In 2008, Obama griped that the Bush administration invoked the state secrets privilege "more than any other previous administration" and used it to get entire lawsuits thrown out of court. Critics noted that deploying the state secrets privilege allowed the Bush administration to shut down cases that might have revealed government misconduct or caused embarrassment, including those regarding constitutionally dubious warrantless wiretapping and the CIA's kidnapping and torture of Khaled el-Masri, a German car salesman the government had mistaken for an alleged Al Qaeda leader with the same name. After Obama took office, his attorney general, Eric Holder, promised to significantly limit the use of this controversial legal doctrine. Holder vowed never to use it to "conceal violations of the law, inefficiency, or administrative error" or "prevent embarrassment to a person, organization, or agency of the United States Government."
Guess what?
Despite this promise, Obama continued to assert the privilege to squelch cases about Bush-era abuses. In one instance, the Justice Department scuttled a lawsuit brought by a man who claimed he had been kidnapped by the CIA and had his penis and testicles cut with a scalpel in a Moroccan prison. And now Obama is broadening the use of this legal maneuver: In the past 18 months, the Obama administration has twice cited state secrets to prevent federal courts from considering lawsuits challenging its use of the no-fly list.
Just consider the scope of those two cases. One is a situation where a man ha his genitals cut with a scalpel after he was "rendered" to Morocco by the CIA. The other is someone wanting to know on what basis they have been flagged by the TSA as a threat. From inconvenience to torture, the government says it's all one big secret. And there's nothing you can do about it ... because it's a secret, it can't be litigated through a normal legal process.
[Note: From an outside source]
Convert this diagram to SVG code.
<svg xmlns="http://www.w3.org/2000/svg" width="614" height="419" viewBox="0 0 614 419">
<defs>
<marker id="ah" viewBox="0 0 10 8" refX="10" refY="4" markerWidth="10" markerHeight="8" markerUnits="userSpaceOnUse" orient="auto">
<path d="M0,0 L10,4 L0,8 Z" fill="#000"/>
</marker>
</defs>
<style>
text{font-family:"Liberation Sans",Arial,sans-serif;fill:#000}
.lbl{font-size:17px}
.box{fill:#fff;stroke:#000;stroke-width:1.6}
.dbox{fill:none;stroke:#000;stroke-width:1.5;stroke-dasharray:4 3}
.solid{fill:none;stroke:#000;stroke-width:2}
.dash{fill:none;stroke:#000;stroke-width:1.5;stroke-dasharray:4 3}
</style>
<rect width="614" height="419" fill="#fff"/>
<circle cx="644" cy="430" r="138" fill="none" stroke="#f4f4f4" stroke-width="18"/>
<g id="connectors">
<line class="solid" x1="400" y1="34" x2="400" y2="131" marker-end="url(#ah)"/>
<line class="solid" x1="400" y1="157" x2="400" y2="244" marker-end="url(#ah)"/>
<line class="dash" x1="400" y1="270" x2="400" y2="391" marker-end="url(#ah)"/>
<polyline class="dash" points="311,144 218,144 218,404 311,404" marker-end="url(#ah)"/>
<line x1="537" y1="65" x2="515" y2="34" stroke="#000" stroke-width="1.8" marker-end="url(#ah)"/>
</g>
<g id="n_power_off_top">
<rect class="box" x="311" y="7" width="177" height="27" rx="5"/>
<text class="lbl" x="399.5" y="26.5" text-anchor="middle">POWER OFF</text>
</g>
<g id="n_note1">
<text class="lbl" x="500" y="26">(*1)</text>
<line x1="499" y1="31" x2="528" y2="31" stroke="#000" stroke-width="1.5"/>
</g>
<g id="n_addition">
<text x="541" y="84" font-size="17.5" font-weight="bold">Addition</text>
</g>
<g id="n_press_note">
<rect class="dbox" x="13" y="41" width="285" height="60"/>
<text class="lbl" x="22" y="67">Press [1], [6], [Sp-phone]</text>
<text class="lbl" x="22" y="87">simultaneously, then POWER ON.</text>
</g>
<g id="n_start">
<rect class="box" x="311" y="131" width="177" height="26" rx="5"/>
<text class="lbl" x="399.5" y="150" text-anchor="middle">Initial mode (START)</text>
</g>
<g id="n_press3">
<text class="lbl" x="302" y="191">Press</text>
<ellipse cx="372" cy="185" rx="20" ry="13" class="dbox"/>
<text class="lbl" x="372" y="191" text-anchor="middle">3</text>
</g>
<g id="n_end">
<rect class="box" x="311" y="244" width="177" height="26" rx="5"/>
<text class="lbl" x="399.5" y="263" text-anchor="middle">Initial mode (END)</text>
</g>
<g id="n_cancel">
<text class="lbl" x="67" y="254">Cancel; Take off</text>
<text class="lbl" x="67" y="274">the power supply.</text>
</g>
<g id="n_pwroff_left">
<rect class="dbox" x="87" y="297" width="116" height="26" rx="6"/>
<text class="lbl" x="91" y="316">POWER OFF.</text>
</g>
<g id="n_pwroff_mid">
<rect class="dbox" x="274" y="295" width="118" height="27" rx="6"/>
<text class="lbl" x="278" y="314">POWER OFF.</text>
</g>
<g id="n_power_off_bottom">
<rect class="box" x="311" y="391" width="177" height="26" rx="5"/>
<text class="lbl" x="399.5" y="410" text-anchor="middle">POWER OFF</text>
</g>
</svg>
Most people who believe the government has to do this argue that because the threat is so dire we must be willing to so this in order to keep the babies safe. Setting aside the valid retort that we are actually making the world less safe with all this paranoia and by feeding into the mythos of the extremists, how can we explain the fact that the same government agencies that are continuously sounding the shrill threat siren turned out to have been lying through their teeth about the extent of the Cold War threat in order to advance their own agenda? I suppose it might be different this time. But I wouldn't count on it.

Update: This is becoming absurd:
President Obama is “absolutely” the most transparent president in history, White House press secretary Josh Earnest said Sunday after the White House received a letter from signed by a dozen top journalists’ groups complaining about the administration’s policies toward the media.

“There are a number of steps that we've taken to give people greater insight into what's happening at the White House,” Earnest said in an interview with CNN’s “Reliable Sources.”

The letter, signed by the Society of Professional Journalists and the Poynter Institute, among others, accuses the White House of "politically driven suppression of news and information about federal agencies."

It asks the president to create an ombudsman charged with enforcing his goal of government transparency, and asks Obama "issue a clear directive telling federal employees they're not only free to answer questions from reporters and the public, but actually encouraged to do so.”

“We believe that is one of the most important things you can do for the nation now, before the policies become even more entrenched,” the letter says.
Press Secretary Earnest (a perfect Dickensian name if there ever was one) explained that this simply isn't an issue no matter what these people think. The Obama administration is the most open and transparent in history because it tells reporters where the president goes for fundraisers and who visits the White House. What more could they possibly need?